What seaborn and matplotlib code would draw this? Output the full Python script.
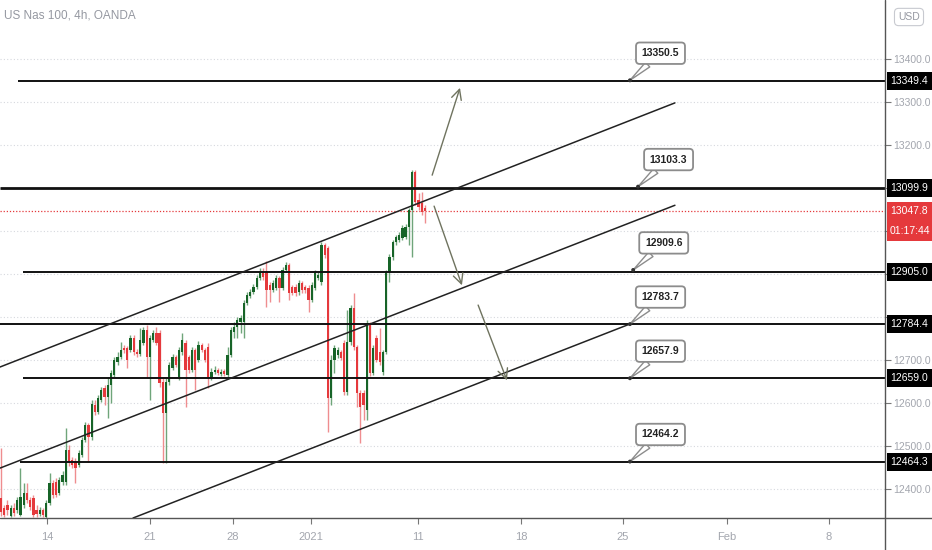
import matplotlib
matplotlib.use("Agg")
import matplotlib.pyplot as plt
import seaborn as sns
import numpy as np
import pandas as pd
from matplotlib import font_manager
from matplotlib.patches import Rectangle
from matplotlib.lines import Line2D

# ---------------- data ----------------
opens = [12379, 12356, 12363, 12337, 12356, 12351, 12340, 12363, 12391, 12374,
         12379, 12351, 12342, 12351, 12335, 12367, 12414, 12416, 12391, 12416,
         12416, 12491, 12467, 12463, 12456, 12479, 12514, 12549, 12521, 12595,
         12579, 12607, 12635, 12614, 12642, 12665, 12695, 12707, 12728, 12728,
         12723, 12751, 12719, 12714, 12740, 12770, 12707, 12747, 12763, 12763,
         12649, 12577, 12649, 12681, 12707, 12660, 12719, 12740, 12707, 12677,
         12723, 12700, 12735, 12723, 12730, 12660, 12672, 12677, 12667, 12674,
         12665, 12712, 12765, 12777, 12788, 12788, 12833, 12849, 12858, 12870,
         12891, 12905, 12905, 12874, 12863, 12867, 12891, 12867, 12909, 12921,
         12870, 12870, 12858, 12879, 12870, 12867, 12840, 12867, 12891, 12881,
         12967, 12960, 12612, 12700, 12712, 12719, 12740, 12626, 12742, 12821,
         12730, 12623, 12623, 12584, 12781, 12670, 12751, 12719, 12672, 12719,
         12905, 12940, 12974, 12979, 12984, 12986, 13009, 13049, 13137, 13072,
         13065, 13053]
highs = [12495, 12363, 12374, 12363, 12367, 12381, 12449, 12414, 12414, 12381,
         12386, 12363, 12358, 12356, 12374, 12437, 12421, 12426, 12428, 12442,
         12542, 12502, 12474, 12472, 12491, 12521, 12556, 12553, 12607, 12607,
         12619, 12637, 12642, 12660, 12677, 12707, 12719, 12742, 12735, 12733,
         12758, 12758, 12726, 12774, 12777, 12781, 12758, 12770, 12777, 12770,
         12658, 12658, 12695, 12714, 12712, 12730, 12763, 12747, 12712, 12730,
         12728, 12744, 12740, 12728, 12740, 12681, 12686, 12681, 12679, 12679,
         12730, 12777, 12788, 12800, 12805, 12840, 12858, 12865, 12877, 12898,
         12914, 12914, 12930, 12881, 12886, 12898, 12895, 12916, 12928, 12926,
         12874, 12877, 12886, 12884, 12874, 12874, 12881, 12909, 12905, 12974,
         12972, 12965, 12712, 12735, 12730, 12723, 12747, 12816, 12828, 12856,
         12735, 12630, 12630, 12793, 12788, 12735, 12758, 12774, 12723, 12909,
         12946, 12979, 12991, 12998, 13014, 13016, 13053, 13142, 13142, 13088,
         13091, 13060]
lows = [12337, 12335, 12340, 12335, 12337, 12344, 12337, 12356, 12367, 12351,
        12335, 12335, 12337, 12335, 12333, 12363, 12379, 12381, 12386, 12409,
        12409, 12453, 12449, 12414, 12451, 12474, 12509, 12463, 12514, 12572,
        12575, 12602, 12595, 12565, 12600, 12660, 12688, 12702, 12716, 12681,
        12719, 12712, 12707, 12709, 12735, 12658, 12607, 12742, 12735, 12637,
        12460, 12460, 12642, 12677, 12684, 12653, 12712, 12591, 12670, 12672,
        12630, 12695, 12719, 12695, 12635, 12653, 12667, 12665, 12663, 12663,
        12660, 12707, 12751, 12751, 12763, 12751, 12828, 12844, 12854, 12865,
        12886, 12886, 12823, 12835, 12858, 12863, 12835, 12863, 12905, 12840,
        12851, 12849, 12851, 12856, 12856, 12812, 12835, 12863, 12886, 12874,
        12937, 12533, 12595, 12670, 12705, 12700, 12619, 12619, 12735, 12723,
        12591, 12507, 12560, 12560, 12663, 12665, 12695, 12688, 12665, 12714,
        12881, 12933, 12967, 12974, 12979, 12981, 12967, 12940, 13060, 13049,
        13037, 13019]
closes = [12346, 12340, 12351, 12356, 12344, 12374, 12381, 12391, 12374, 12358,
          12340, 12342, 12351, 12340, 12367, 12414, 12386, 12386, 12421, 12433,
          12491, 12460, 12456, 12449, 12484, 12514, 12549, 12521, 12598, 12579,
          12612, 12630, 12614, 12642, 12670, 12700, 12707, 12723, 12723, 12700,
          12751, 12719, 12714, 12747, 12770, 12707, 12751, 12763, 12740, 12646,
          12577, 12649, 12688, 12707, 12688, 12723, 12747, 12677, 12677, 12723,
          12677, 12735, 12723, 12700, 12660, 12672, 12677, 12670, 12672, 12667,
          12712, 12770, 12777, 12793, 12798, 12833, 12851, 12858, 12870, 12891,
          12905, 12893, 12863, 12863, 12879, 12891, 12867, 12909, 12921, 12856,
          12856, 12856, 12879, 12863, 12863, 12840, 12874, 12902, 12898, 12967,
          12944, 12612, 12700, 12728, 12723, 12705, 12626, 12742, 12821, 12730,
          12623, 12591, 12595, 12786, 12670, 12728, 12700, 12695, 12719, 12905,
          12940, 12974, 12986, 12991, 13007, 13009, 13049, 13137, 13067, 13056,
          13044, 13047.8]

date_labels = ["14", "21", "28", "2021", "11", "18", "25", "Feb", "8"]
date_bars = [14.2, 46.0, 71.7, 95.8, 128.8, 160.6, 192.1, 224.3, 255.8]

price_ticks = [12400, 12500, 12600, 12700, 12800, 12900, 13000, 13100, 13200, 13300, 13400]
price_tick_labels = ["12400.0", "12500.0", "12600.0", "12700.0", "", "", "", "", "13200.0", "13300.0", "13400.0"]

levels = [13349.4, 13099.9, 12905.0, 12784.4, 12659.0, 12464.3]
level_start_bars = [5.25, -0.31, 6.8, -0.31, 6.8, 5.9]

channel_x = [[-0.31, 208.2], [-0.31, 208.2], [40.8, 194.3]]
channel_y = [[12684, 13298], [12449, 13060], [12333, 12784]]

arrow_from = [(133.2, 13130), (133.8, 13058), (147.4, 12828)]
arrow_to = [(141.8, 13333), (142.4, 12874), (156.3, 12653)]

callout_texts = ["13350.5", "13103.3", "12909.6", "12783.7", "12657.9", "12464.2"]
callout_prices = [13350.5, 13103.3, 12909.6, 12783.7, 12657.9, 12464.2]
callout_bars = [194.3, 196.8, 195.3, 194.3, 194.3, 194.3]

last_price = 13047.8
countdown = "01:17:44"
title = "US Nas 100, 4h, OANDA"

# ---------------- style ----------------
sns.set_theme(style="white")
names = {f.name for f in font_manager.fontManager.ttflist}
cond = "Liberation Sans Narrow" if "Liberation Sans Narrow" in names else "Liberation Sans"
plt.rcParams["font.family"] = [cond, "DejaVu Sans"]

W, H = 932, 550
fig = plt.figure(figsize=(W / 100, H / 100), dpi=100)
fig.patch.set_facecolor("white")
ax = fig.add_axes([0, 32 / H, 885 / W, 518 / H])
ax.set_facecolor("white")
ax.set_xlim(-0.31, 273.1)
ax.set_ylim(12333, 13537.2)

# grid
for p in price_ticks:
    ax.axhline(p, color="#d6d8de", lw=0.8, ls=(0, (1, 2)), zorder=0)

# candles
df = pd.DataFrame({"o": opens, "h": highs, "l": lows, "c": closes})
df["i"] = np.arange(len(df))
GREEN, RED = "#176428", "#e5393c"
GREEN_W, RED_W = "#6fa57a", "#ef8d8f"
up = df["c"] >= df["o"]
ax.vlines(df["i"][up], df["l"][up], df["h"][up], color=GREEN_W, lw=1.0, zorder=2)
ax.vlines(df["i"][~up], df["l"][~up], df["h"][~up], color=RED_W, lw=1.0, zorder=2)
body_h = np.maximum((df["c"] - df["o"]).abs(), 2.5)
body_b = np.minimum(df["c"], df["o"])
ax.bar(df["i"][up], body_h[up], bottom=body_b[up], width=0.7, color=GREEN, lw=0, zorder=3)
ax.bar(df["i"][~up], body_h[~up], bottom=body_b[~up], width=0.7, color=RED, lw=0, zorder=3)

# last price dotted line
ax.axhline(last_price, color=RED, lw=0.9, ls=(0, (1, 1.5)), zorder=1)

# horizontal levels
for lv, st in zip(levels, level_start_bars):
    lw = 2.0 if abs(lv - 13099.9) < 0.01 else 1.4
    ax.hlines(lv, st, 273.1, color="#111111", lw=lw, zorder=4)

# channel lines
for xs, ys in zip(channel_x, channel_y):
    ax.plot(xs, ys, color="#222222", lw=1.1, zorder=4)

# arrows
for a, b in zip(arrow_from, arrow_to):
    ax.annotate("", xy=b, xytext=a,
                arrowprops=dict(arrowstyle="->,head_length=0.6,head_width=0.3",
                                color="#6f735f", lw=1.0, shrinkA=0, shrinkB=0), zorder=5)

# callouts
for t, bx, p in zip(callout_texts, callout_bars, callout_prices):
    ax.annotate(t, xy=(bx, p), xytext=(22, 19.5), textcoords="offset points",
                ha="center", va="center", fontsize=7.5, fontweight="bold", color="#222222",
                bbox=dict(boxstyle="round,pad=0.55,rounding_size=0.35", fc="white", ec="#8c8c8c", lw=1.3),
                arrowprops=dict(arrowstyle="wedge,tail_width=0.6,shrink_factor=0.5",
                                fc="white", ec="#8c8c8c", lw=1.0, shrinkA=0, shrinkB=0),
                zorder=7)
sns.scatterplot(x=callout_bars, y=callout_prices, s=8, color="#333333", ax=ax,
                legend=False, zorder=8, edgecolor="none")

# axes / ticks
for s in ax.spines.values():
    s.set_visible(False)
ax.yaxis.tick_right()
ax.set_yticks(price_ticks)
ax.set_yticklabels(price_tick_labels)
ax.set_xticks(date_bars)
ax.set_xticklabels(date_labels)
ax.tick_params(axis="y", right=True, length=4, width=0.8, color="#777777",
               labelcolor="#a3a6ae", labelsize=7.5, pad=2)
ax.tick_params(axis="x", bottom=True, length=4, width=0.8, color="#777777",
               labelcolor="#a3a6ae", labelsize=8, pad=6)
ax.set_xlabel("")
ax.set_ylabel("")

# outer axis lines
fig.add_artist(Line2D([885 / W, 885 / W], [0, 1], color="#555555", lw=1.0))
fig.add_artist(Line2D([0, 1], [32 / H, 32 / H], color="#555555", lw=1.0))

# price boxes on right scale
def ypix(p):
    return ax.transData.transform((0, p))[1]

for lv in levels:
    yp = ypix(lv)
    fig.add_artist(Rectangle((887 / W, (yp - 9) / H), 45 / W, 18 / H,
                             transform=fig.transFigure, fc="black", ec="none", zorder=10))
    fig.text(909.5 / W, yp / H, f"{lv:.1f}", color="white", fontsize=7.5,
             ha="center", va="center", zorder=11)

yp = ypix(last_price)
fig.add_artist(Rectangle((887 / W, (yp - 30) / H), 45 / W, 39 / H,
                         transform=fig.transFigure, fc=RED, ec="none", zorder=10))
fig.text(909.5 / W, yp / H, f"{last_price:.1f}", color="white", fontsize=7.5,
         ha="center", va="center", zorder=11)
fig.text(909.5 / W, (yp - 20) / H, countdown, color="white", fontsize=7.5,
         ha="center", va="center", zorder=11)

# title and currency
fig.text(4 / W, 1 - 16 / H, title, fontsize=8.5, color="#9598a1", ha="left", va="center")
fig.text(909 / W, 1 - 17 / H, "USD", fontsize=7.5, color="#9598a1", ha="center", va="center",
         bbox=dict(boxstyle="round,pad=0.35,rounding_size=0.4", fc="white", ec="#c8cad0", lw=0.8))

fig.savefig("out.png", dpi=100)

(DIRECTIVE) Reproduce the material above exactly, first line through the line that contains "from matplotlib.lines import Line2D", minus the pictures.

(RESULT OF THE EXERCISE)
What seaborn and matplotlib code would draw this? Output the full Python script.
import matplotlib
matplotlib.use("Agg")
import matplotlib.pyplot as plt
import seaborn as sns
import numpy as np
import pandas as pd
from matplotlib import font_manager
from matplotlib.patches import Rectangle
from matplotlib.lines import Line2D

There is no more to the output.